|ENV H 471: ENVIRONMENTAL HEALTH REGULATION||
SUPPLEMNTARY READING #17
MARSHALL v. BARLOW'S, INC.
436 U.S. 307 (1978)
Mr. Justice WHITE delivered the opinion of the Court.
Section 8(a) of the Occupational Safety and Health Act of 1970 (OSHA or Act) empowers agents of the Secretary of Labor (Secretary) to search the work area of any employment facility within the Act's jurisdiction. The purpose of the search is to inspect for safety hazards or violations of OSHA regulations. No search warrant or other process is expressly required under the Act.
On the morning of September 11, 1975, an OSHA inspector entered the customer service area of Barlow's, Inc., an electrical and plumbing installation business located in Pocatello, Idaho. The president and general manager, Ferrol G. "Bill" Barlow, was on hand; and the OSHA inspector, after showing his credentials, informed Mr. Barlow that he wished to conduct a search of the working area of his business. Mr. Barlow inquired whether any com-plaint had been received about his company.

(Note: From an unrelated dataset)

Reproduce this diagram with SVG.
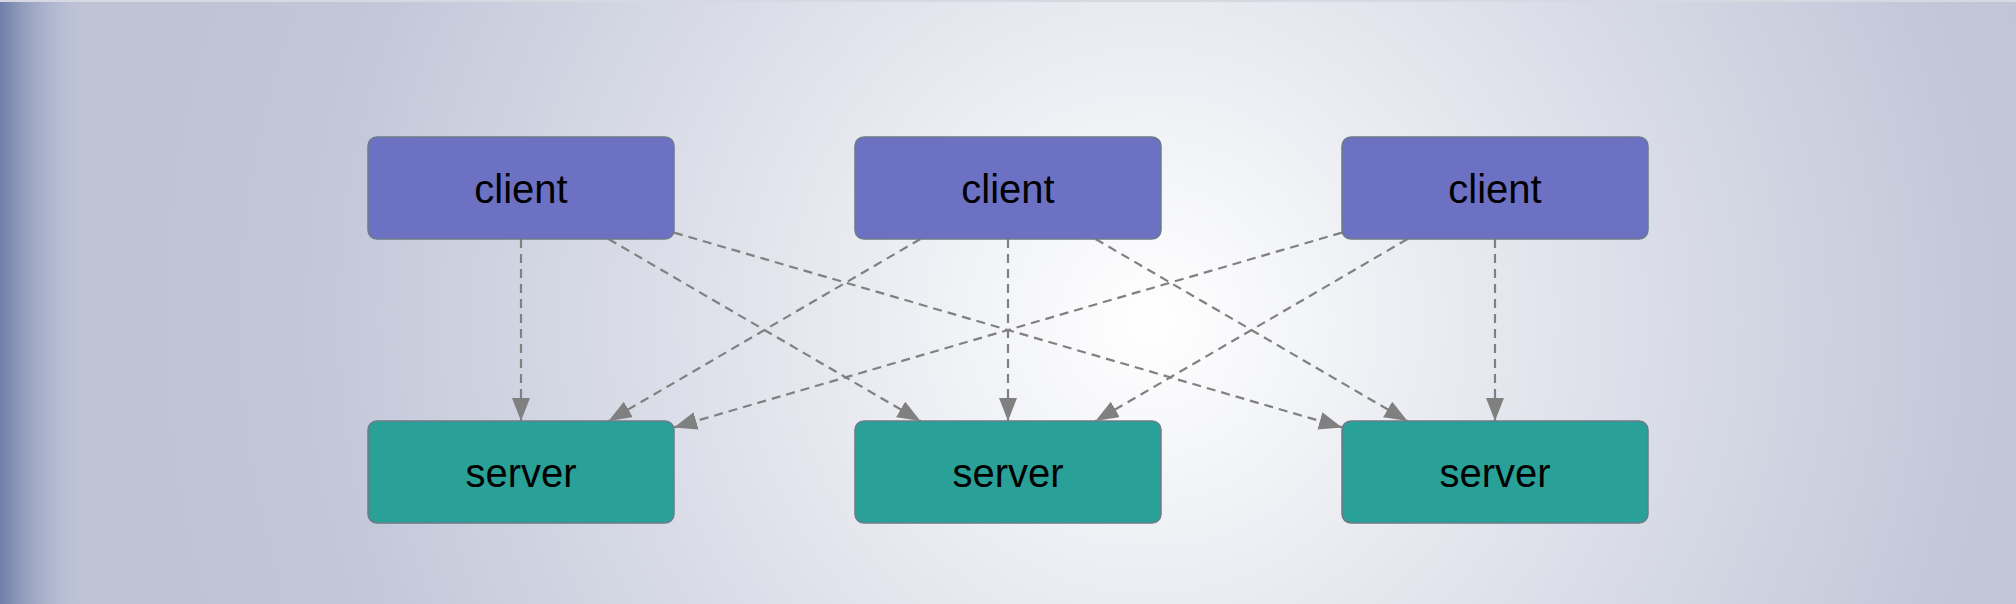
<svg xmlns="http://www.w3.org/2000/svg" width="2016" height="604" viewBox="0 0 2016 604">
  <defs>
    <radialGradient id="bg" gradientUnits="userSpaceOnUse" cx="1150" cy="320" r="1000">
      <stop offset="0" stop-color="#ffffff"/>
      <stop offset="0.3" stop-color="#e9ebf1"/>
      <stop offset="0.85" stop-color="#c1c6d8"/>
      <stop offset="1" stop-color="#bec3d6"/>
    </radialGradient>
    <linearGradient id="leftEdge" x1="0" y1="0" x2="1" y2="0">
      <stop offset="0" stop-color="#6e7ea8" stop-opacity="1"/>
      <stop offset="0.5" stop-color="#99a4c2" stop-opacity="0.6"/>
      <stop offset="1" stop-color="#bcc2d6" stop-opacity="0"/>
    </linearGradient>
    <marker id="arrow" markerUnits="userSpaceOnUse" markerWidth="26" markerHeight="20" refX="23" refY="9" orient="auto">
      <path d="M0,0 L23,9 L0,18 Z" fill="#808080"/>
    </marker>
    <style>
      .node rect { stroke: #6b7b88; stroke-width: 1.5; }
      .client rect { fill: #6c71c4; }
      .server rect { fill: #2aa198; }
      .node text { font-family: "Liberation Sans", Arial, Helvetica, sans-serif; font-size: 40px; fill: #000000; text-anchor: middle; }
      .edge { stroke: #808080; stroke-width: 2.2; stroke-dasharray: 9,6; fill: none; marker-end: url(#arrow); }
    </style>
  </defs>
  <rect x="0" y="0" width="2016" height="604" fill="url(#bg)"/>
  <rect x="0" y="0" width="85" height="604" fill="url(#leftEdge)"/>
  <rect x="0" y="0" width="2016" height="2" fill="#d6d9e2"/>

  <g id="connectors">
    <line class="edge" x1="521" y1="239" x2="521" y2="421"/>
    <line class="edge" x1="608.5" y1="239" x2="920.5" y2="421"/>
    <line class="edge" x1="674" y1="232.6" x2="1342" y2="427.4"/>
    <line class="edge" x1="920.5" y1="239" x2="608.5" y2="421"/>
    <line class="edge" x1="1008" y1="239" x2="1008" y2="421"/>
    <line class="edge" x1="1095.5" y1="239" x2="1407.5" y2="421"/>
    <line class="edge" x1="1342" y1="232.6" x2="674" y2="427.4"/>
    <line class="edge" x1="1407.5" y1="239" x2="1095.5" y2="421"/>
    <line class="edge" x1="1495" y1="239" x2="1495" y2="421"/>
  </g>

  <g id="client1" class="node client">
    <rect x="368" y="137" width="306" height="102" rx="9"/>
    <text x="521" y="203">client</text>
  </g>
  <g id="client2" class="node client">
    <rect x="855" y="137" width="306" height="102" rx="9"/>
    <text x="1008" y="203">client</text>
  </g>
  <g id="client3" class="node client">
    <rect x="1342" y="137" width="306" height="102" rx="9"/>
    <text x="1495" y="203">client</text>
  </g>
  <g id="server1" class="node server">
    <rect x="368" y="421" width="306" height="102" rx="9"/>
    <text x="521" y="487">server</text>
  </g>
  <g id="server2" class="node server">
    <rect x="855" y="421" width="306" height="102" rx="9"/>
    <text x="1008" y="487">server</text>
  </g>
  <g id="server3" class="node server">
    <rect x="1342" y="421" width="306" height="102" rx="9"/>
    <text x="1495" y="487">server</text>
  </g>
</svg>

The inspector answered no, but that Barlow's, Inc., had simply turned up in the agency's selection process. The inspector again asked to enter the nonpublic area of the business; Mr. Barlow's response was to inquire whether the inspector had a search warrant. The inspector had none. Thereupon, Mr. Barlow refused the inspector admission to the employee area of his business. He said he was relying on his rights as guaranteed by the Fourth Amendment of the United States Constitution.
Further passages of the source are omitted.